Figures show 3,680 people – the vast majority of whom are failed asylum seekers – have been deported since January 2000. In the same period successive ministers for justice signed some 16,799 deportation orders. The wherabouts of the remaining 13,119 people served with deportation orders is not known. Some have voluntarily returned to their home country, others have fled to other EU states and some live illegally in the State.
Department of Justice statistics released to The Irish Times show the deportation rate increased in the first six months of 2010 with 36.8 per cent of the 353 deportation orders signed being effected – the highest proportion of orders ever acted on by the authorities.
Over the past 2½ years, 174 children have been deported from the State: 32 so far in 2010; 69 in 2009; and 73 in 2008. Children are accompanied by at least one parent when deported.
By far the largest number of deportations involve Nigerians, with 385 people sent back to the west African country since January 2008.
Over the same 2½-year period immigration authorities have deported 33 people to South Africa and 32 people to China. They also deported one person to Iraq and two people to Democratic Republic of Congo.
Closer co-operation between European states through the EU agency Frontex is making it easier and cheaper to deport people. In the first six months of 2010 some 130 deportation orders were effected by immigration authorities at a cost of €377,385. Last year 291 people were deported at a cost of €1.07 million.
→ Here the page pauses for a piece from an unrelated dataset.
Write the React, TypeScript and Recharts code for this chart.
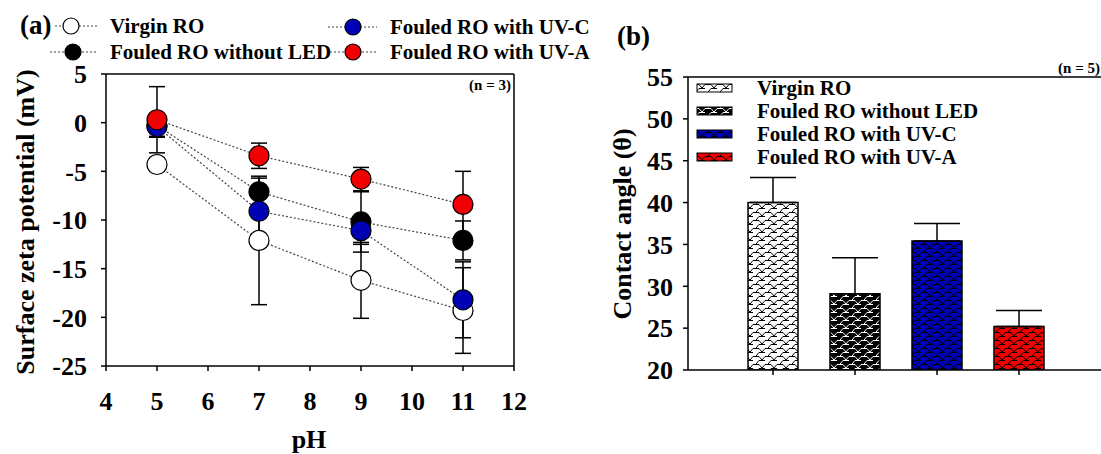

The cost varies hugely depending on whether commercial flights can be used or whether a flight must be chartered. The deportation of a Georgian man in March 2009 cost €35,205 while in 2008 a man was returned to Ghana at a cost of €151,900. This man was a violent criminal who had served a prison term for drugs offences. Three attempts to put him on commercial flights had failed due to violent behaviour, say officials.
Minister for Justice Dermot Ahern says it is generally accepted that many people served with a deportation order leave the State but do not inform the immigration authorities, making it impossible to enforce an order.
“Overall the level of evasion, the lodgement of judicial challenges and the likely voluntary departure from the State of persons served with a deportation order would explain why a significant proportion of deportation orders appear not to have been effected,” Mr Ahern said when answering a parliamentary question last month.
Former Fine Gael justice spokesman Denis Naughten TD said yesterday there was no evidence to support Mr Ahern’s assertion that most people evading deportation orders leave the country. “My concern is people are living here illegally, working in the black economy and attempting to gain residence through other means,” he said.